Xijiang (西江镇 (西江鎮, Xījiāng Zhèn); Hmu: Fangb Dlib Jangl) is a rural town in Leishan County, Guizhou, China. As of the 2016 census it had a population of 20,000 and an area of 187.8 km2. The town is renowned for its Miao Villages and their custom and human relationships.
Xijiang Qianhu Miao Village built unique wooden stilted buildings in the middle of the mountain. More than 1,000 stilted buildings are stacked with mountains and peaks as the terrain changes. The main attractions in Xijiang Qianhu Miao Village include Xijiang Miao Museum, Drum Head House, Hulu Head House, Brewing Workshop, Embroidery Workshop, Batik Workshop, Silver Decoration Workshop, Observation Deck, Karge Ancient Road, Pastoral Sightseeing Area, etc. Xijiang Qianhu Miao Village is an open-air museum that displays an epic about the development of the Miao nationality and has become a grandstand for viewing and studying the traditional culture of the Miao nationality.

==History==
On 14 October 2016, the town was listed among the first group of "Distinctive Towns in China" by the National Development and Reform Commission, Ministry of Finance and Ministry of Housing and Urban-Rural Development.
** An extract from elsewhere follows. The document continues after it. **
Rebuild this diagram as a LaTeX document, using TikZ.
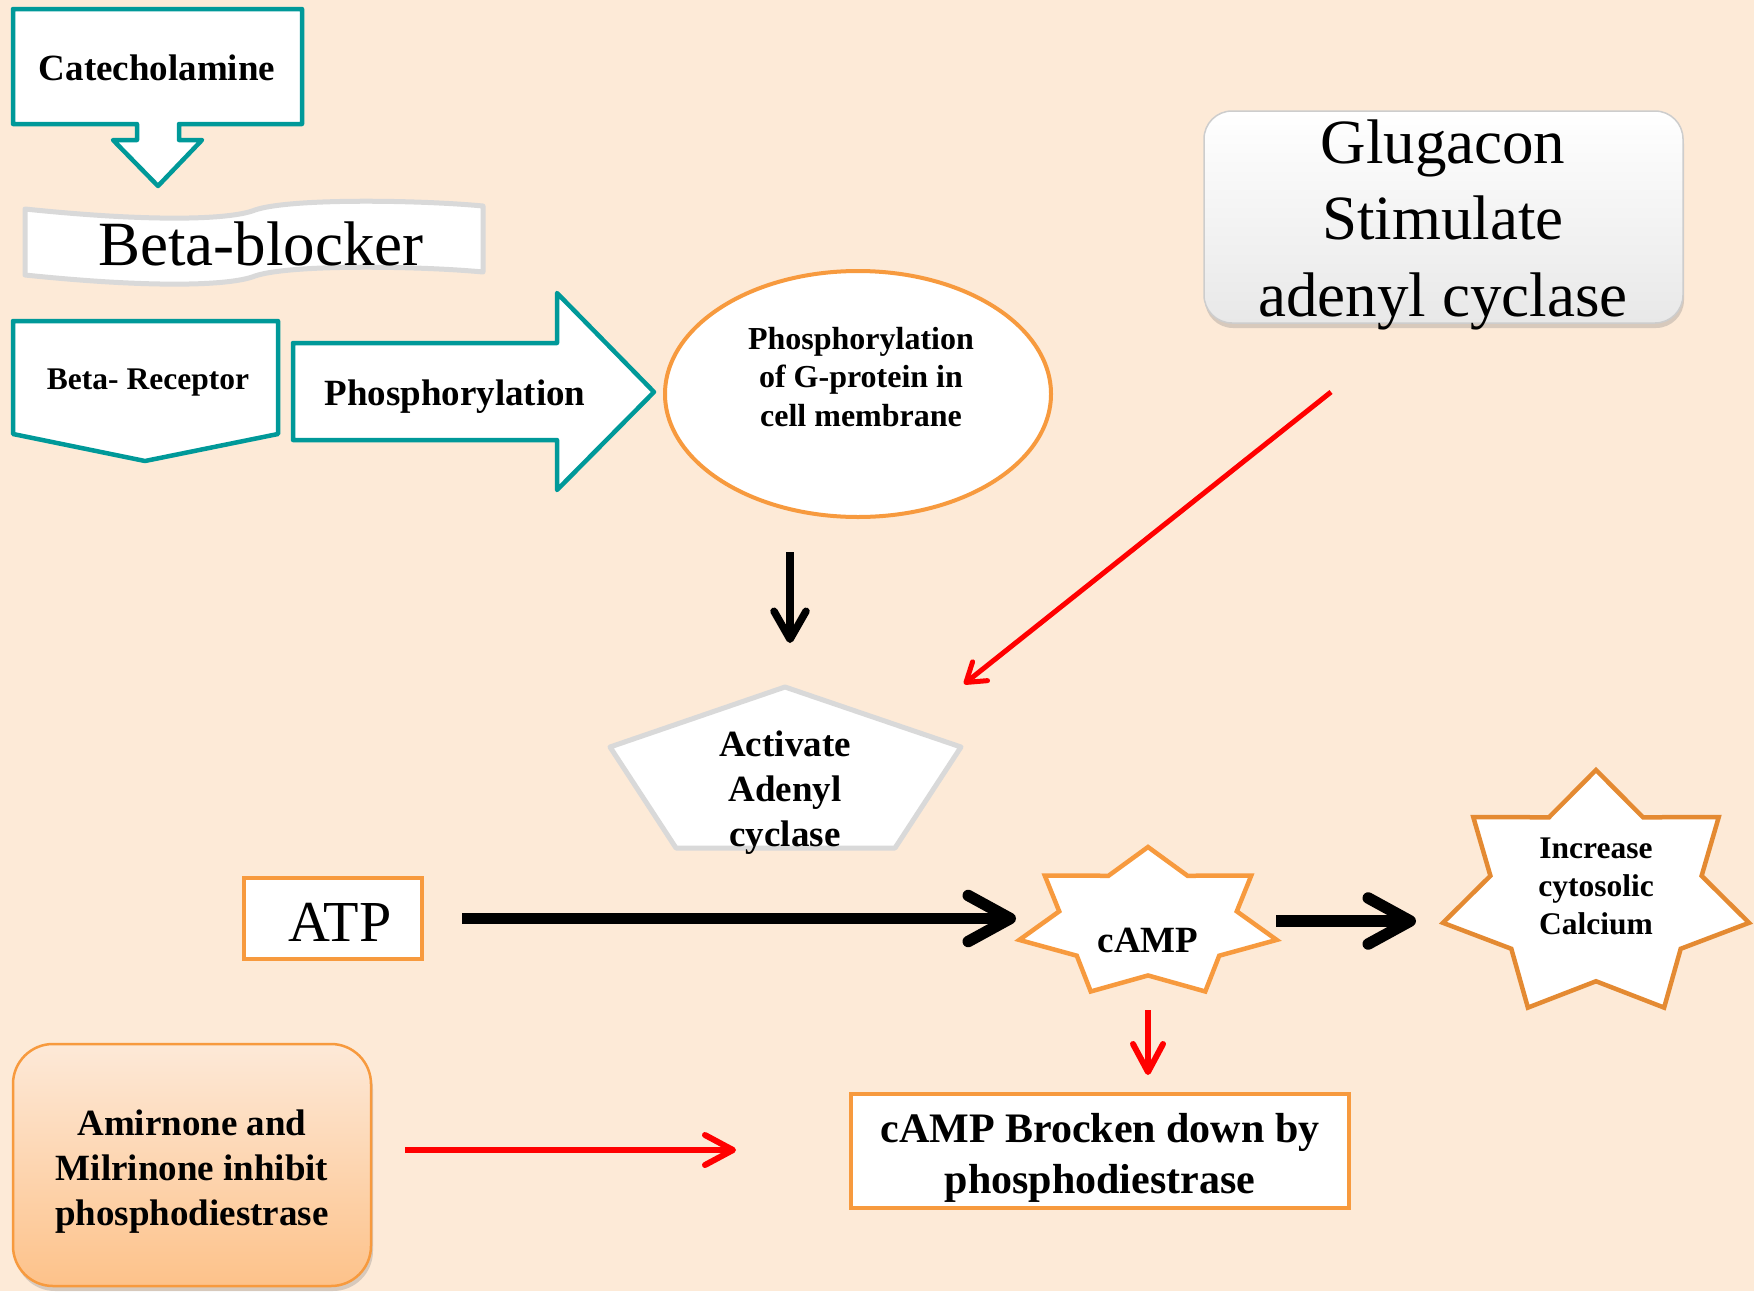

In November 2017, it was inscribed to the National Civilized Villages and Towns's List.

==Administrative division==
As of 2016, the town is divided into twenty-one villages and one community:
- Xijiang Community (西江镇社区)
- Changwu Village (长乌村)
- Ganrong Village (干荣村)
- Kaijue Village (开觉村)
- Buzi Village (堡子村)
- Maliao Village (麻料村)
- Kongbai Village (控拜村)
- Wugao Village (乌高村)
- Liancheng Village (连城村)
- Yingshang Village (营上村)
- Baibi Village (白碧村)
- Maobiling Village (猫鼻岭村)
- Longtang Village (龙塘村)
- Beijiang Village (北建村)
- Yangwu Village (羊吾村)
- Zhongzhai Village (中寨村)
- Huangli Village (黄里村)
- Dalong Village (大龙村)
- Xiaolong Village (小龙村)
- Wuyao Village (乌尧村)
- Jiaoyao Village (脚尧村)
- Xijiang Village (西江村)

==Geography==
It is surrounded by Paiyang Township of Taijiang County on the northeast, Fangxiang Township on the east, Sankeshu Town of Kaili on the west, and Danjiang Town on the south.

==Economy==
The economy is supported primarily by tourism and Chinese herbal medicine.

The area contains a rich supply of silicon, arsenic, lead, and zinc.

==Transportation==
S63 is a north-south highway in the town.

==Attractions==
Miao Stockade Village of Thousand Households (千户苗寨) is a famous scenic spot in China.